I keep wondering how fabulously poor Parzival would move if Cornelissen would just get off his mouth and let his back swing.
I have the same problem watching many of the top dressage competitors, who seem to have forgotten the goal of the progression of training is supposed to be lightness and ease, that brilliance can’t come from force.
It’s just so obvious that these riders are holding these horses up. You can watch them straining through their own backs to pull the horses into every movement that requires collection. When a rider is that braced in her back, the horse cannot be soft and swinging in his back. Can. Not. Period.
I went back to look at some vintage Olympic footage to find some dressage medal winners who seemed to have a better grasp (pun intended) on how to ride with balance and grace.
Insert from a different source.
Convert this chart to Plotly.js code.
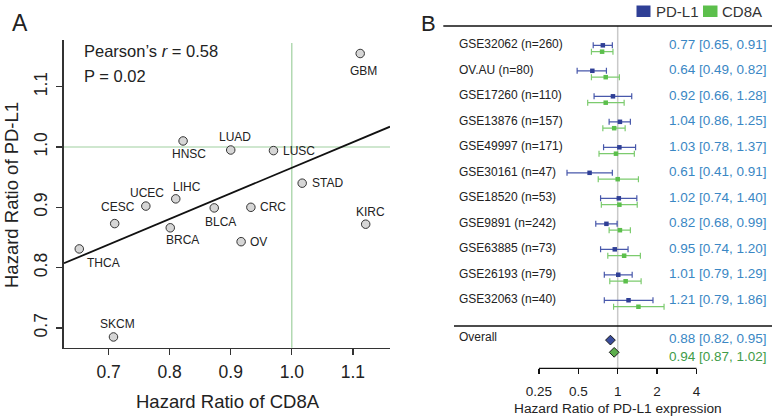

Take a look at the 1984 gold medal performance of Reiner Klimke on the 17-hand Westphalian gelding Ahlerich. Dr. Klimke sits quietly and you can see his hands sometimes move to help steady or straighten the horse, but once the adjustment is made you see the horse improve in the movement and his hands go still.
What a bright, engaging performance this is. Light, springy and certainly forward. Notice how you can see the energy created by the hindquarters undulate forward into and through the rider’s hands. That’s what engagement and suppleness look like.
Watch the test performed by 1976 gold medalist Christine Steukelberger and Granat, a massive Holsteiner gelding. This is a less expressive, more correctly workmanlike performance than Klimke’s above, but still the rider helps the horse instead of hindering. You can sometimes see her lean back and brace a bit – notably in the canter pirouttes – but her hands and legs are quiet throughout.
It’s not the waving torso and constant bang, bang, bang with the legs and hands that seem to be the hallmark of some of today’s top winning competitive riders. They certainly have forgotten that the mark of a truly great rider is to make him- or herself invisible so that all the attention focuses on the horse.
Think Spanish Riding School: when you picture the quadrille in your mind’s eye, you don’t think of riders flailing and flapping away. You see the lovely horses dancing seemingly without effort.
No dancing without effort for the horses subjected to Rollkur, hyperflexion or low/deep/round. And, sadly, instead of disappearing, the technique seems to be crossing into other disciplines, as well.